Traditionalist approaches

Seyyed Hossein Nasr is the most prominent voice advocating for the preservation of classical Islamic philosophy. Traditionalists emphasize what they call the perennial wisdom embedded in classical thought and critique modernist interpretations as overly influenced by Western philosophy. This school focuses on reviving and reinterpreting classical Islamic philosophical concepts rather than adapting them to modern frameworks.

Islamic philosophy in academia

Interest in Islamic philosophy has grown significantly in Western universities, with comparative studies between Islamic and Western traditions becoming more common. New approaches to studying Islamic intellectual history are emerging, and debates continue about how (and whether) classical Islamic philosophy speaks to contemporary issues.

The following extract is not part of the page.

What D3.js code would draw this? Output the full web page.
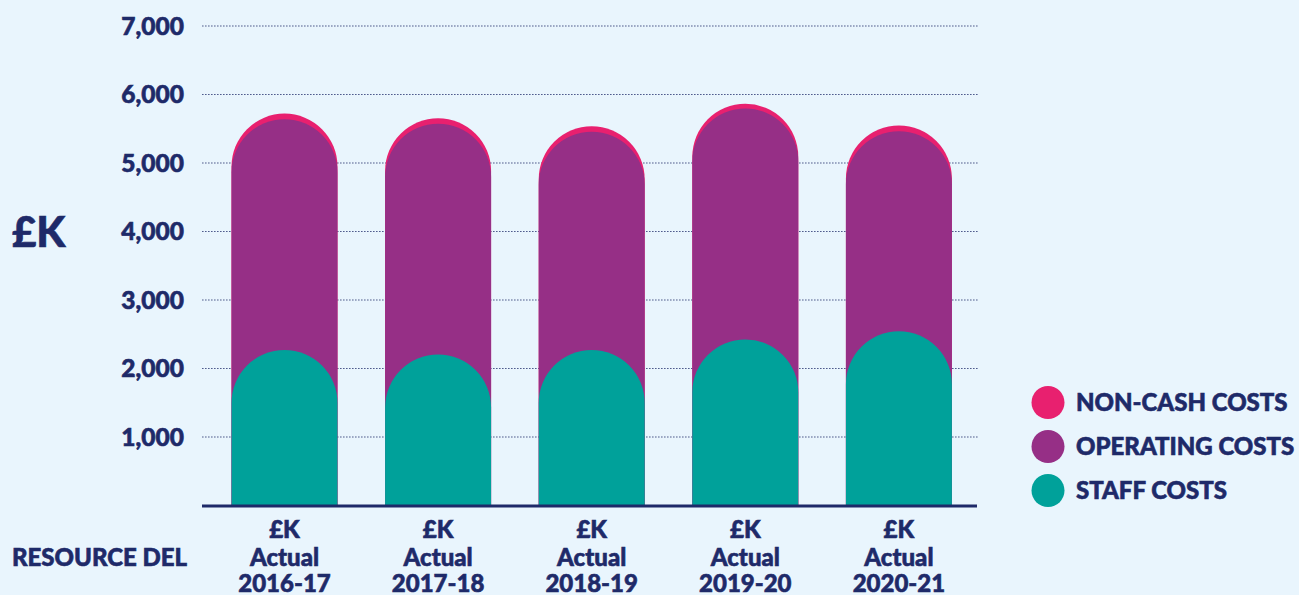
<!DOCTYPE html>
<html>
<head>
<meta charset="utf-8">
<script src="https://cdn.jsdelivr.net/npm/d3@7"></script>
<style>
html,body{margin:0;padding:0;background:#e9f5fd;}
svg{display:block;}
text{font-family:Lato,"Open Sans",sans-serif;font-weight:900;fill:#1e2a69;stroke:#1e2a69;stroke-width:0.6px;paint-order:stroke;}
</style>
</head>
<body>
<svg id="chart" width="1299" height="595"></svg>
<script>
// ---- data ----
const categories = ["2016-17","2017-18","2018-19","2019-20","2020-21"];
const staffCosts = [2270, 2205, 2270, 2425, 2545];
const operatingCosts = [3368, 3368, 3188, 3372, 2920];
const nonCashCosts = [83, 82, 78, 68, 83];
const seriesNames = ["NON-CASH COSTS","OPERATING COSTS","STAFF COSTS"];
const yTicks = [1000,2000,3000,4000,5000,6000,7000];

const colors = {"STAFF COSTS":"#00a19a","OPERATING COSTS":"#962f86","NON-CASH COSTS":"#e8206f"};
const navy = "#1e2a69";

const svg = d3.select("#chart");
const x = d3.scaleBand().domain(categories).range([207.7, 975.7]).paddingInner(0.31).paddingOuter(0.155);
const y = d3.scaleLinear().domain([0, 7000]).range([505.5, 26]);

// gridlines
svg.append("g").selectAll("line").data(yTicks).join("line")
  .attr("x1", 202).attr("x2", 978)
  .attr("y1", d => y(d)).attr("y2", d => y(d))
  .attr("stroke", navy).attr("stroke-width", 1.2)
  .attr("stroke-dasharray", "1.6,1.4").attr("opacity", 0.75);

// y tick labels
svg.append("g").selectAll("text").data(yTicks).join("text")
  .attr("x", 184).attr("y", d => y(d)).attr("dy", "0.36em")
  .attr("text-anchor", "end").attr("font-size", 24.5)
  .text(d => d3.format(",")(d));

// y axis title
svg.append("text").attr("x", 12).attr("y", 232).attr("dy", "0.36em")
  .attr("font-size", 42).text("£K");

// stacked rounded bars: draw each cumulative layer from back to front
const layers = [
  {name:"NON-CASH COSTS", vals: categories.map((c,i)=>staffCosts[i]+operatingCosts[i]+nonCashCosts[i])},
  {name:"OPERATING COSTS", vals: categories.map((c,i)=>staffCosts[i]+operatingCosts[i])},
  {name:"STAFF COSTS", vals: categories.map((c,i)=>staffCosts[i])}
];
function pillPath(x0, w, top, bottom){
  const r = w/2;
  const yStart = top + r;
  return `M${x0},${bottom}L${x0},${yStart}A${r},${r} 0 0 1 ${x0+w},${yStart}L${x0+w},${bottom}Z`;
}
layers.forEach(layer => {
  svg.append("g").selectAll("path").data(categories).join("path")
    .attr("d", (c,i) => pillPath(x(c), x.bandwidth(), y(layer.vals[i]), y(0)))
    .attr("fill", colors[layer.name]);
});

// baseline
svg.append("line").attr("x1", 202).attr("x2", 977).attr("y1", 506).attr("y2", 506)
  .attr("stroke", navy).attr("stroke-width", 3);

// x labels
const xl = svg.append("g").selectAll("text").data(categories).join("text")
  .attr("text-anchor", "middle").attr("font-size", 24);
xl.append("tspan").attr("x", c => x(c)+x.bandwidth()/2).attr("y", 538).text("£K");
xl.append("tspan").attr("x", c => x(c)+x.bandwidth()/2).attr("y", 566).text("Actual");
xl.append("tspan").attr("x", c => x(c)+x.bandwidth()/2).attr("y", 592).text(c => c);

svg.append("text").attr("x", 12).attr("y", 566).attr("font-size", 24).text("RESOURCE DEL");

// legend
const lg = svg.append("g").selectAll("g").data(seriesNames).join("g")
  .attr("transform", (d,i) => `translate(1048,${402.5 + i*44})`);
lg.append("circle").attr("r", 16.5).attr("fill", d => colors[d]).attr("stroke", "none");
lg.append("text").attr("x", 28).attr("dy", "0.36em").attr("font-size", 24).text(d => d);
</script>
</body>
</html>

Challenges and controversies

Reconciling faith and reason

The tension between revelation and rational inquiry that animated the Mu'tazila-Ash'ari debate has never fully been resolved. Contemporary thinkers continue to develop Islamic epistemologies that integrate both faith and reason, while also grappling with how to address modern scientific discoveries within Islamic philosophical frameworks.

Critiques of Islamic philosophy

Some conservative religious scholars have always viewed philosophy as a foreign, potentially corrupting influence in Islam. Specific controversies include debates over the orthodoxy of positions like the eternity of the universe, critiques of Neoplatonic influences in mystical philosophy, and questions about whether classical philosophical debates remain relevant to modern Muslim societies.

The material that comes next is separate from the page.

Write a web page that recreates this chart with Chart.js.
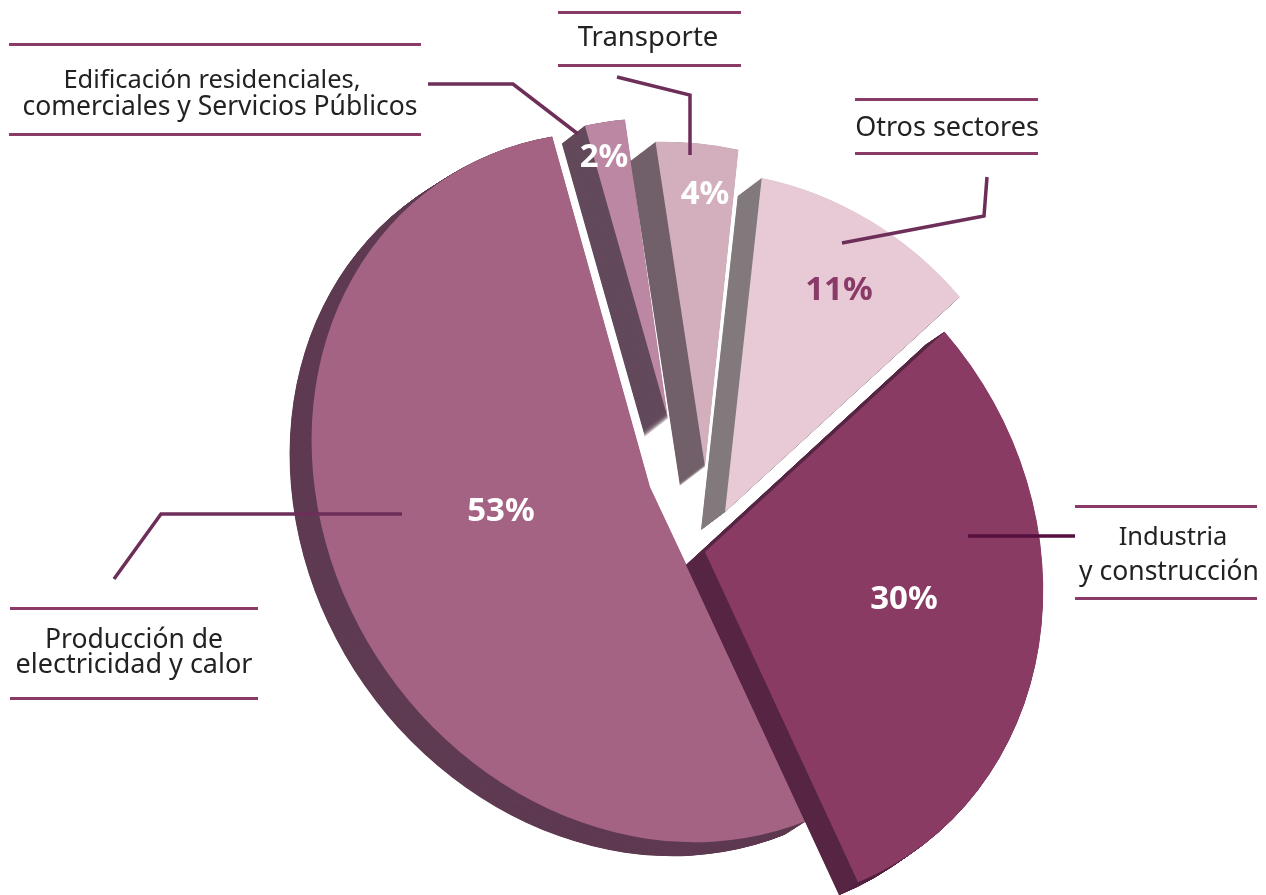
<!DOCTYPE html>
<html>
<head>
<meta charset="utf-8">
<title>Sectores</title>
<script src="https://cdn.jsdelivr.net/npm/chart.js@4"></script>
<style>
html, body { margin: 0; padding: 0; background: #fff; }
canvas { display: block; }
</style>
</head>
<body>
<canvas id="chart-sectores" width="1266" height="895"></canvas>
<script>
// data
var sectores = ['Industria y construcción', 'Producción de electricidad y calor', 'Edificación residenciales, comerciales y Servicios Públicos', 'Transporte', 'Otros sectores'];
var valores = [30, 53, 2, 4, 11];

// look of each slice, same order as sectores
var colores = ['#8a3b63', '#a46382', '#bc87a2', '#d3afbe', '#e7cad6'];
var coloresLado = ['#572644', '#5f3b52', '#634a5b', '#72606a', '#837a7d'];
var centros = [[705, 552], [650, 487], [668, 419], [705, 467], [725, 512]];
var lados = [[-19, 13], [-22, 14], [-23, 18], [-25, 19], [-24, 18]];
var ordenDibujo = [1, 2, 3, 4, 0];

// the pie is seen in perspective, so each slice gets its own squash (a, c, b, d / RADIO)
var RADIO = 350;
var formas = [
    [338, 25, 13, 352],
    [338, 29, 17, 354],
    [326, 5, 5, 301],
    [331, 29, 11, 324],
    [326, 21, 7, 340]
];

// texts and leader lines
var colorRegla = '#8a3a66';
var colorGuia = '#6d2f59';
var reglas = [
    [9, 421, 44], [9, 421, 134],
    [558, 741, 12], [558, 741, 65],
    [855, 1038, 99], [855, 1038, 153],
    [1075, 1257, 506], [1075, 1257, 598],
    [10, 258, 608], [10, 258, 698]
];
var guias = [
    [[428, 84], [513, 84], [578, 134]],
    [[617, 77], [690, 95], [690, 155]],
    [[987, 177], [984, 216], [842, 243]],
    [[114, 579], [161, 514], [402, 514]]
];
var guiaIndustria = [[968, 536], [1075, 536]];
var textos = [
    ['Edificación residenciales,', 212, 81, 25.5],
    ['comerciales y Servicios Públicos', 220, 107, 26.5],
    ['Transporte', 648, 38, 27.5],
    ['Otros sectores', 947, 128, 27],
    ['Industria', 1173, 538, 25.5],
    ['y construcción', 1169, 572, 26.5],
    ['Producción de', 134, 640, 26.5],
    ['electricidad y calor', 134, 665, 27]
];
var porcentajes = [
    ['30%', 904, 600, '#ffffff'],
    ['53%', 501, 512, '#ffffff'],
    ['2%', 604, 158, '#ffffff'],
    ['4%', 705, 195, '#ffffff'],
    ['11%', 839, 291, '#8a3a66']
];

function dibujarCuna(ctx, arc, i) {
    var f = formas[i];
    ctx.save();
    ctx.translate(centros[i][0], centros[i][1]);
    ctx.transform(f[0] / RADIO, f[1] / RADIO, f[2] / RADIO, f[3] / RADIO, 0, 0);
    ctx.translate(-centros[i][0], -centros[i][1]);
    arc.draw(ctx);
    ctx.restore();
}

var pieExplotado = {
    id: 'pieExplotado',
    afterDatasetsUpdate: function (chart) {
        chart.getDatasetMeta(0).data.forEach(function (arc, i) {
            arc.x = centros[i][0];
            arc.y = centros[i][1];
        });
    },
    beforeDatasetsDraw: function (chart) {
        var ctx = chart.ctx;
        var arcs = chart.getDatasetMeta(0).data;
        ordenDibujo.forEach(function (i) {
            var arc = arcs[i];
            // side of the slice: pull the wedge along the depth direction
            arc.options.backgroundColor = coloresLado[i];
            for (var paso = 60; paso >= 1; paso--) {
                ctx.save();
                ctx.translate(lados[i][0] * paso / 60, lados[i][1] * paso / 60);
                dibujarCuna(ctx, arc, i);
                ctx.restore();
            }
            arc.options.backgroundColor = colores[i];
            dibujarCuna(ctx, arc, i);
        });
        return false;
    },
    afterDraw: function (chart) {
        var ctx = chart.ctx;
        ctx.save();
        ctx.lineCap = 'butt';
        ctx.lineJoin = 'miter';

        ctx.strokeStyle = colorRegla;
        ctx.lineWidth = 3;
        reglas.forEach(function (r) {
            ctx.beginPath();
            ctx.moveTo(r[0], r[2] + 0.5);
            ctx.lineTo(r[1], r[2] + 0.5);
            ctx.stroke();
        });

        ctx.strokeStyle = colorGuia;
        ctx.lineWidth = 3.5;
        guias.forEach(function (g) {
            ctx.beginPath();
            g.forEach(function (p, n) {
                if (n == 0) ctx.moveTo(p[0], p[1]);
                else ctx.lineTo(p[0], p[1]);
            });
            ctx.stroke();
        });
        ctx.strokeStyle = '#560f3e';
        ctx.beginPath();
        ctx.moveTo(guiaIndustria[0][0], guiaIndustria[0][1]);
        ctx.lineTo(guiaIndustria[1][0], guiaIndustria[1][1]);
        ctx.stroke();

        ctx.textAlign = 'center';
        ctx.textBaseline = 'middle';
        ctx.fillStyle = '#222222';
        textos.forEach(function (t) {
            ctx.font = t[3] + 'px "Noto Sans"';
            ctx.fillText(t[0], t[1], t[2]);
        });
        ctx.font = 'bold 33px "Noto Sans"';
        porcentajes.forEach(function (p) {
            ctx.fillStyle = p[3];
            ctx.fillText(p[0], p[1], p[2]);
        });
        ctx.restore();
    }
};

new Chart(document.getElementById('chart-sectores').getContext('2d'), {
    type: 'pie',
    data: {
        labels: sectores,
        datasets: [{
            data: valores,
            backgroundColor: colores,
            borderWidth: 0
        }]
    },
    options: {
        responsive: false,
        animation: false,
        rotation: 47.3,
        radius: RADIO,
        events: [],
        layout: { padding: 0 },
        plugins: {
            legend: { display: false },
            tooltip: { enabled: false }
        }
    },
    plugins: [pieExplotado]
});
</script>
</body>
</html>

Debates on innovation vs tradition

  • Tensions persist between preserving classical Islamic philosophy and developing new approaches.
  • The role of ijtihad (independent reasoning) in contemporary Islamic thought remains contested.
  • Modern ethical issues like bioethics demand philosophical frameworks that classical thinkers never anticipated.
  • Attempts to "Islamize" modern philosophical concepts have generated both productive scholarship and controversy.